- The Federal Reserve (Fed) continued its fight against inflation with a fourth-straight supersized 75 basis point (0.75%) Fed funds rate hike to reach a target of 3.75% to 4.0% as we had expected.
- Markets now have more conviction that the Fed could slow down the pace of hikes at the coming December meeting, although Chair Powell threw some cold water on a potential “pivot” by stating there is still more work to do in raising rates. The upcoming inflation and jobs data will prove whether the cumulative tightening of financial conditions has truly started to reduce demand enough to slow the rate of inflation.
- Futures markets are now pricing in just a 25% chance of another 0.75% rate hike in December compared to two weeks ago when they were pricing in a 65% chance. A 50 basis point (0.50%) rate hike would be a ratcheting down in pace but would still be faster than a normal tightening cycle.
- The latest statement from the Federal Open Market Committee (FOMC) added how they would increase their policy rate until it became “sufficiently restrictive” in order to bring inflation down to their 2% target over time. They noted that job gains have remained robust, which gives them the room to continue raising rates. But they also recognize that monetary policy works with a lag, giving markets hope that the pace of rate increases would slow soon.

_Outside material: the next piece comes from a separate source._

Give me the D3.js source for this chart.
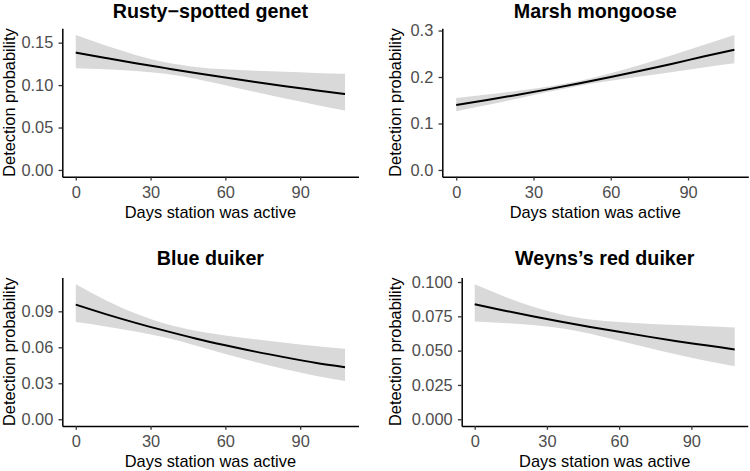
<!DOCTYPE html>
<html><head><meta charset="utf-8">
<script src="https://cdn.jsdelivr.net/npm/d3@7"></script>
<style>
body{margin:0;background:#fff}
svg{display:block}
text{font-family:"Liberation Sans",Arial,Helvetica,sans-serif}
</style>
</head><body>
<svg id="chart" width="750" height="471"></svg>
<script>
// ---- data ----
const days = [0, 12, 24, 36, 48, 60, 72, 84, 96, 108];

const titles = ["Rusty\u2212spotted genet", "Marsh mongoose", "Blue duiker", "Weyns\u2019s red duiker"];

const genetFit   = [0.1384, 0.1320, 0.1258, 0.1200, 0.1143, 0.1089, 0.1037, 0.0987, 0.0940, 0.0894];
const genetLower = [0.1200, 0.1186, 0.1167, 0.1135, 0.1076, 0.0999, 0.0918, 0.0841, 0.0769, 0.0702];
const genetUpper = [0.1590, 0.1466, 0.1356, 0.1268, 0.1214, 0.1186, 0.1169, 0.1156, 0.1144, 0.1133];

const mongooseFit   = [0.1400, 0.1507, 0.1619, 0.1739, 0.1865, 0.1998, 0.2139, 0.2286, 0.2441, 0.2588];
const mongooseLower = [0.1265, 0.1396, 0.1537, 0.1682, 0.1814, 0.1919, 0.2015, 0.2110, 0.2206, 0.2297];
const mongooseUpper = [0.1547, 0.1624, 0.1706, 0.1798, 0.1918, 0.2080, 0.2268, 0.2473, 0.2691, 0.2903];

const blueFit   = [0.0956, 0.0877, 0.0804, 0.0737, 0.0674, 0.0617, 0.0564, 0.0516, 0.0471, 0.0434];
const blueLower = [0.0810, 0.0774, 0.0732, 0.0681, 0.0615, 0.0544, 0.0477, 0.0416, 0.0362, 0.0319];
const blueUpper = [0.1125, 0.0993, 0.0882, 0.0797, 0.0739, 0.0699, 0.0667, 0.0638, 0.0611, 0.0588];

const weynsFit   = [0.0838, 0.0793, 0.0751, 0.0711, 0.0673, 0.0637, 0.0602, 0.0569, 0.0539, 0.0509];
const weynsLower = [0.0713, 0.0702, 0.0687, 0.0663, 0.0623, 0.0572, 0.0521, 0.0472, 0.0427, 0.0386];
const weynsUpper = [0.0983, 0.0896, 0.0821, 0.0763, 0.0727, 0.0708, 0.0695, 0.0686, 0.0677, 0.0669];

const xTicks = [0, 30, 60, 90];
const genetYTicks    = [0, 0.05, 0.10, 0.15];
const mongooseYTicks = [0, 0.1, 0.2, 0.3];
const blueYTicks     = [0, 0.03, 0.06, 0.09];
const weynsYTicks    = [0, 0.025, 0.05, 0.075, 0.1];

const xLabel = "Days station was active";
const yLabel = "Detection probability";

// ---- layout ----
const panels = [
  {title: titles[0], fit: genetFit, lower: genetLower, upper: genetUpper, yTicks: genetYTicks, fmt: ".2f",
   left: 62.3, right: 358.5, top: 28.3, bottom: 176.7, yTitleX: 15, titleY: 18},
  {title: titles[1], fit: mongooseFit, lower: mongooseLower, upper: mongooseUpper, yTicks: mongooseYTicks, fmt: ".1f",
   left: 442.3, right: 748.3, top: 28.3, bottom: 176.7, yTitleX: 401, titleY: 18},
  {title: titles[2], fit: blueFit, lower: blueLower, upper: blueUpper, yTicks: blueYTicks, fmt: ".2f",
   left: 62.3, right: 358.5, top: 277.6, bottom: 426, yTitleX: 15, titleY: 264.6},
  {title: titles[3], fit: weynsFit, lower: weynsLower, upper: weynsUpper, yTicks: weynsYTicks, fmt: ".3f",
   left: 461.7, right: 747.7, top: 277.6, bottom: 426, yTitleX: 401, titleY: 264.6}
];

const FS = 16.4, TFS = 19.7;
const svg = d3.select("#chart");

panels.forEach(p => {
  const rows = days.map((d, i) => ({x: d, fit: p.fit[i], lo: p.lower[i], hi: p.upper[i]}));
  const xMax = d3.max(days), yMax = d3.max(p.upper);
  const x = d3.scaleLinear().domain([-0.05 * xMax, 1.05 * xMax]).range([p.left, p.right]);
  const y = d3.scaleLinear().domain([-0.05 * yMax, 1.05 * yMax]).range([p.bottom, p.top]);

  const g = svg.append("g");

  g.append("path").datum(rows)
    .attr("fill", "#D9D9D9")
    .attr("d", d3.area().x(d => x(d.x)).y0(d => y(d.lo)).y1(d => y(d.hi)).curve(d3.curveMonotoneX));

  g.append("path").datum(rows)
    .attr("fill", "none").attr("stroke", "#000").attr("stroke-width", 2)
    .attr("d", d3.line().x(d => x(d.x)).y(d => y(d.fit)).curve(d3.curveMonotoneX));

  // x axis
  const xa = g.append("g").attr("transform", `translate(0,${p.bottom})`)
    .call(d3.axisBottom(x).tickValues(xTicks).tickFormat(d3.format("d"))
      .tickSizeInner(3.75).tickSizeOuter(0).tickPadding(5.9));
  // y axis
  const ya = g.append("g").attr("transform", `translate(${p.left},0)`)
    .call(d3.axisLeft(y).tickValues(p.yTicks).tickFormat(d3.format(p.fmt))
      .tickSizeInner(3.75).tickSizeOuter(0).tickPadding(5.25));

  [xa, ya].forEach(a => {
    a.select(".domain").attr("stroke", "#000").attr("stroke-width", 1.5);
    a.selectAll(".tick line").attr("stroke", "#333").attr("stroke-width", 1.3);
    a.selectAll(".tick text").attr("fill", "#4D4D4D").style("font-size", FS + "px")
      .style("font-family", '"Liberation Sans",Arial,Helvetica,sans-serif');
  });

  // titles
  const cx = (p.left + p.right) / 2;
  g.append("text").attr("x", cx).attr("y", p.titleY)
    .attr("text-anchor", "middle").style("font-size", TFS + "px").style("font-weight", "bold")
    .attr("fill", "#000").text(p.title);

  g.append("text").attr("x", cx).attr("y", p.bottom + 41.3)
    .attr("text-anchor", "middle").style("font-size", FS + "px").attr("fill", "#000").text(xLabel);

  const cy = (p.top + p.bottom) / 2;
  g.append("text").attr("transform", `translate(${p.yTitleX},${cy}) rotate(-90)`)
    .attr("text-anchor", "middle").style("font-size", FS + "px").attr("fill", "#000").text(yLabel);
});
</script>
</body></html>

- After initially reacting positively to the FOMC statement as a potential sign that the Fed may “pivot” to a slower pace of rate increases, markets wavered after Chair Powell reiterated that they are not close to pausing their interest rate hikes.
- Immediately following the decision, the U.S. Treasury yield curve dropped as bond traders looked at the FOMC statement as dovish. But after Chair Powell’s press conference, yields rose again across the curve in anticipation of a higher potential ending point for the Fed funds rate despite maybe a slower pace of getting there.
- Equity markets were volatile with swings in both directions, but ultimately ended down on the day. The perceived hawkishness that the Fed may continue to raise rates, even if at a slower pace, pushed the S&P 500 to finish lower by 2.5% on the day.